═════ Data ═════
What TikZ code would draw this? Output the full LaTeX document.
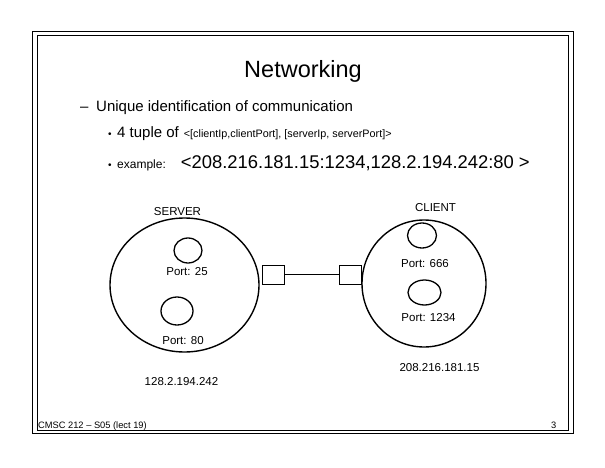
\documentclass[tikz,border=0pt]{standalone}
\usepackage{fontspec}
\setmainfont{Liberation Sans}
\usetikzlibrary{shapes.geometric}
\begin{document}
\begin{tikzpicture}[x=1pt,y=-1pt,
  frameline/.style={draw=black,line width=1pt},
  host/.style={draw=black,ellipse,line width=1.4pt,inner sep=0pt},
  port/.style={draw=black,ellipse,line width=1.3pt,inner sep=0pt},
  nic/.style={draw=black,rectangle,line width=0.8pt,inner sep=0pt,minimum width=22pt,minimum height=19pt},
  lbl/.style={inner sep=0pt,font=\fontsize{11.5}{12}\selectfont},
  txt/.style={inner sep=0pt,anchor=base west}]
\useasboundingbox (0,0) rectangle (605,468);
\fill[white] (0,0) rectangle (605,468);
% frame
\draw[frameline] (32,32) rectangle (573,433);
\draw[frameline] (37,36) rectangle (568,430);
% title and bullets
\node[inner sep=0pt,anchor=base] (title) at (303,78) {\fontsize{23.5}{24}\selectfont Networking};
\node[txt] (dash) at (80,112) {\fontsize{15}{16}\selectfont –};
\node[txt] (l1) at (96,112) {\fontsize{15}{16}\selectfont Unique identification of communication};
\node[txt] (b2) at (108,138) {\fontsize{10}{12}\selectfont •};
\node[txt] (l2) at (117,138) {\fontsize{15}{16}\selectfont 4 tuple of\hspace{5pt}{\fontsize{10.8}{12}\selectfont <[clientIp,clientPort], [serverIp, serverPort]>}};
\node[txt] (b3) at (108,168) {\fontsize{10}{12}\selectfont •};
\node[txt] (l3) at (117,168) {\fontsize{12}{12}\selectfont example:\hspace{15pt}\fontsize{18.4}{20}\selectfont <208.216.181.15:1234,128.2.194.242:80 >};
% server
\node[host,minimum width=149pt,minimum height=134pt] (server) at (184.5,285) {};
\node[port,minimum width=28pt,minimum height=25pt] (p25) at (188,250.5) {};
\node[port,minimum width=32pt,minimum height=28pt] (p80) at (177,311) {};
\node[lbl] (sname) at (177.5,212) {SERVER};
\node[lbl] (l25) at (187,272) {Port: 25};
\node[lbl] (l80) at (183,341) {Port: 80};
\node[lbl] (sip) at (181.5,381.5) {128.2.194.242};
% client
\node[host,minimum width=124pt,minimum height=127pt] (client) at (424,283.5) {};
\node[port,minimum width=29pt,minimum height=25pt] (p666) at (422,235.5) {};
\node[port,minimum width=33pt,minimum height=25pt] (p1234) at (424.5,292.5) {};
\node[lbl] (cname) at (435.5,208) {CLIENT};
\node[lbl] (l666) at (425,264) {Port: 666};
\node[lbl] (l1234) at (428.5,318) {Port: 1234};
\node[lbl] (cip) at (439.5,368) {208.216.181.15};
% network interfaces and link
\node[nic] (sbox) at (273,274.5) {};
\node[nic] (cbox) at (350.5,274.5) {};
\draw[line width=0.8pt] (sbox.east) -- (cbox.west);
% footer
\node[txt] (foot) at (38,428) {\fontsize{9.3}{10}\selectfont CMSC 212 – S05 (lect 19)};
\node[txt] (page) at (551,428) {\fontsize{9.3}{10}\selectfont 3};
\end{tikzpicture}
\end{document}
═════
What is expected: Search the data for "draw". Copy every matching line.

Answer for this exercise:
What TikZ code would draw this? Output the full LaTeX document.
  frameline/.style={draw=black,line width=1pt},
  host/.style={draw=black,ellipse,line width=1.4pt,inner sep=0pt},
  port/.style={draw=black,ellipse,line width=1.3pt,inner sep=0pt},
  nic/.style={draw=black,rectangle,line width=0.8pt,inner sep=0pt,minimum width=22pt,minimum height=19pt},
\draw[frameline] (32,32) rectangle (573,433);
\draw[frameline] (37,36) rectangle (568,430);
\draw[line width=0.8pt] (sbox.east) -- (cbox.west);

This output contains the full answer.